Objective:
Go through the entries below and copy each line containing the word "this".

↓

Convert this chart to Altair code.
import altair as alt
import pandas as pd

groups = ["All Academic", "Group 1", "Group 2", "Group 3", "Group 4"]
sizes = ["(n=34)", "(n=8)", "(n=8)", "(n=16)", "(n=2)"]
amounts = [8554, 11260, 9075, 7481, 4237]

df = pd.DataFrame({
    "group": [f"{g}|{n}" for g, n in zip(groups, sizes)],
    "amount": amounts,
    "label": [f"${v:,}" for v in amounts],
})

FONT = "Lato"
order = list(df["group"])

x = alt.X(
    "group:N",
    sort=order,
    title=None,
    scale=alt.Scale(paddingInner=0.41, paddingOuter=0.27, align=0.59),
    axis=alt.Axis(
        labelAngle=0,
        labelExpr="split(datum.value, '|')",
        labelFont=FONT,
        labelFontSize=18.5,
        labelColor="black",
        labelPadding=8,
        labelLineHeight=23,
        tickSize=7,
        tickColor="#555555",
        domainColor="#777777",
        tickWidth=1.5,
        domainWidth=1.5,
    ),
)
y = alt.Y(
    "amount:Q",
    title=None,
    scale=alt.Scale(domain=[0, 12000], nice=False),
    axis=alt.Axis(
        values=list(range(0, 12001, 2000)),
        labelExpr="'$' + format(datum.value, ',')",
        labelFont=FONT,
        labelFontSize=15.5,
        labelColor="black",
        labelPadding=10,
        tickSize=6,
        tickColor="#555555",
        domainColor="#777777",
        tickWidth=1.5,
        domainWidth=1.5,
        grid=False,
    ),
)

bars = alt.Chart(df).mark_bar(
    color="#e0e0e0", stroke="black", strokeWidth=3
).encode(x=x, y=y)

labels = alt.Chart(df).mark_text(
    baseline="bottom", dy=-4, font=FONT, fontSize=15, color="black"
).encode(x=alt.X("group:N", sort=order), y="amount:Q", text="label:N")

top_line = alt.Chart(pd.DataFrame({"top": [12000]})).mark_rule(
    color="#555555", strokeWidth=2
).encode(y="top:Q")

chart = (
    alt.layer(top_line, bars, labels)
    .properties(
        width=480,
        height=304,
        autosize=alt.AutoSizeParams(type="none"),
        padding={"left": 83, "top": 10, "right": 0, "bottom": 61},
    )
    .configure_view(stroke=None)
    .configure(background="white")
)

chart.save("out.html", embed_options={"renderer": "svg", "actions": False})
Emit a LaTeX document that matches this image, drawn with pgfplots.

↑

Exercise result:
Convert this chart to Altair code.
Emit a LaTeX document that matches this image, drawn with pgfplots.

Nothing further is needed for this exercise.